Did they also have a daughter Eliza, about the same age as these four sons? Ellis's older sister Elizabeth Blake died in 1801; a daughter born around that time might well have been named for her, and the T would be for Taylor (the same middle name that two of the sons have). If so, she's not listed in this 1898 Blake genealogy along with the others. But daughters are often left out of such works, especially if they don't live to adulthood, marry or have notable sons.
If this is the family of Mordecai student Eliza A. T. Blake, she has a rather infamous connection on her mother's side. Polly Taylor's sister Elizabeth Taylor married Peter Blow of Southampton VA in 1800. And Peter Blow was the first owner of Dred Scott. Peter Blow's son (Eliza's first cousin?) Henry Taylor Blow (1817-1875) was a Congressman from Missouri, and served the Lincoln administration as ambassador to Venezuela (1861-1862), and the Grant administration as ambassador to Brazil (1869-1870). And Henry's daughter Susan Elizabeth Blow (1843-1916) was founder of the first kindergarten in St. Louis.
Were these Eliza A. T. Blake's relatives? If so, did she live to see any of these events? Or is her time at the Mordecai school her only mark on the historical record?
UPDATE (11.1.10): I realized that I had more information about Eliza A. T. Blake in another appendix of my dissertation. "After leaving the school... Eliza continued contact with the family, visiting in 1813, and welcoming [Ellen Mordecai] to Petersburg in 1817. By that later event, she was Mrs. Willcox. She and another Mordecai alumna, Susan King Moss, ...made plans to attend the examination at the Plunkett school in 1822."
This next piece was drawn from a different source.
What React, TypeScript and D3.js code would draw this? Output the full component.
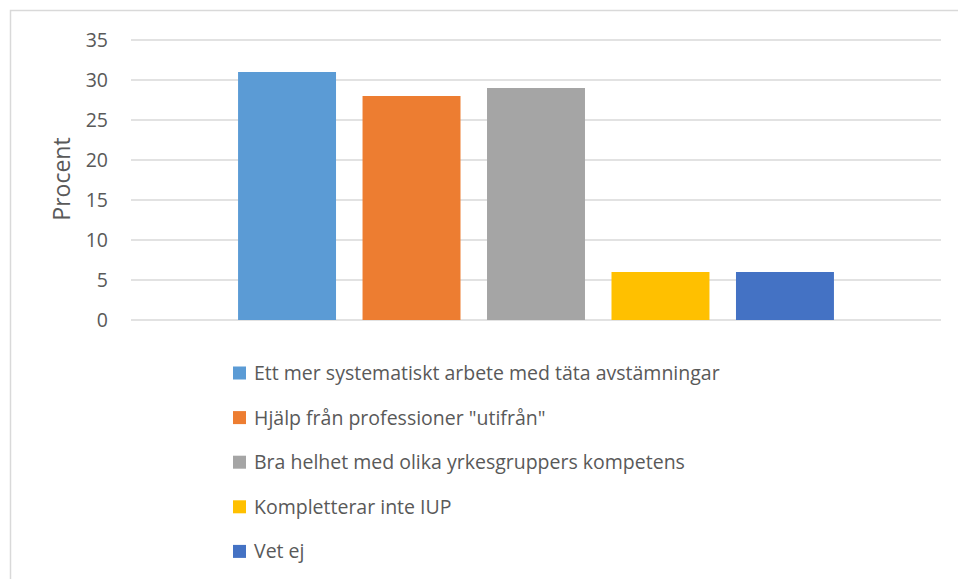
import { useEffect, useRef } from 'react';
import * as d3 from 'd3';

const series = [
  'Ett mer systematiskt arbete med täta avstämningar',
  'Hjälp från professioner "utifrån"',
  'Bra helhet med olika yrkesgruppers kompetens',
  'Kompletterar inte IUP',
  'Vet ej',
];
const values = [31, 28, 29, 6, 6];
const colors = ['#5b9bd5', '#ed7d31', '#a5a5a5', '#ffc000', '#4472c4'];
const yTicks = [0, 5, 10, 15, 20, 25, 30, 35];

function App() {
  const svgRef = useRef<SVGSVGElement>(null);

  useEffect(() => {
    if (!svgRef.current) return;
    const svg = d3.select(svgRef.current);
    svg.selectAll('*').remove();

    const width = 958;
    const height = 579;
    const font = '"Open Sans", sans-serif';
    const textColor = '#595959';

    // chart area border (right/bottom edges fall outside the picture)
    svg.append('rect')
      .attr('x', 10.5).attr('y', 10.5)
      .attr('width', width + 20).attr('height', height)
      .attr('fill', '#fff').attr('stroke', '#d9d9d9').attr('stroke-width', 1.5);

    const left = 131;
    const right = 941;
    const y = d3.scaleLinear().domain([0, 35]).range([320, 40]);
    const x = d3.scaleBand<string>()
      .domain(series)
      .range([left, right])
      .paddingInner(0.213)
      .paddingOuter(0.86);

    svg.append('g')
      .selectAll('line')
      .data(yTicks)
      .join('line')
      .attr('x1', left).attr('x2', right)
      .attr('y1', d => y(d)).attr('y2', d => y(d))
      .attr('stroke', '#d9d9d9').attr('stroke-width', 1.3);

    svg.append('g')
      .selectAll('text')
      .data(yTicks)
      .join('text')
      .attr('x', 108).attr('y', d => y(d))
      .attr('dy', '0.36em')
      .attr('text-anchor', 'end')
      .attr('font-family', font).attr('font-size', 19.5)
      .attr('fill', textColor)
      .text(d => d);

    svg.append('text')
      .attr('transform', `translate(70, 179) rotate(-90)`)
      .attr('text-anchor', 'middle')
      .attr('font-family', font).attr('font-size', 23)
      .attr('fill', textColor)
      .text('Procent');

    svg.append('g')
      .selectAll('rect')
      .data(values)
      .join('rect')
      .attr('x', (d, i) => x(series[i])!)
      .attr('width', x.bandwidth())
      .attr('y', d => y(d))
      .attr('height', d => y(0) - y(d))
      .attr('fill', (d, i) => colors[i]);

    const legend = svg.append('g')
      .selectAll('g')
      .data(series)
      .join('g')
      .attr('transform', (d, i) => `translate(233, ${373 + i * 44.6})`);

    legend.append('rect')
      .attr('x', 0).attr('y', -6.5)
      .attr('width', 13).attr('height', 13)
      .attr('fill', (d, i) => colors[i]);

    legend.append('text')
      .attr('x', 21).attr('y', 0)
      .attr('dy', '0.36em')
      .attr('font-family', font).attr('font-size', 19.5)
      .attr('fill', textColor)
      .text(d => d);
  }, []);

  return (
    <svg ref={svgRef} width={958} height={579}
      style={{ position: 'absolute', left: 0, top: 0, display: 'block' }} />
  );
}

export default App;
The Willcox connection is the key. In a Blake genealogy published 1898, we find Eliza Ann Taylor Blake Willcox (1795-1825), who was indeed the daughter of Ellis Blake and Mary Taylor, and the elder sister of Henry, Bennett, Ellis, John and Nathaniel Blake. Eliza A. T. Blake, then, was fourteen when she arrived at the Mordecai school; at 16, she lost her mother, and was probably called home to help around that event. She married in 1815, so she was twenty that year. The next year, her father died. Eliza herself died in 1825, age 30. No evidence of children, and the answer is, no, she didn't live to see any of the events affecting her maternal relatives, as outlined above.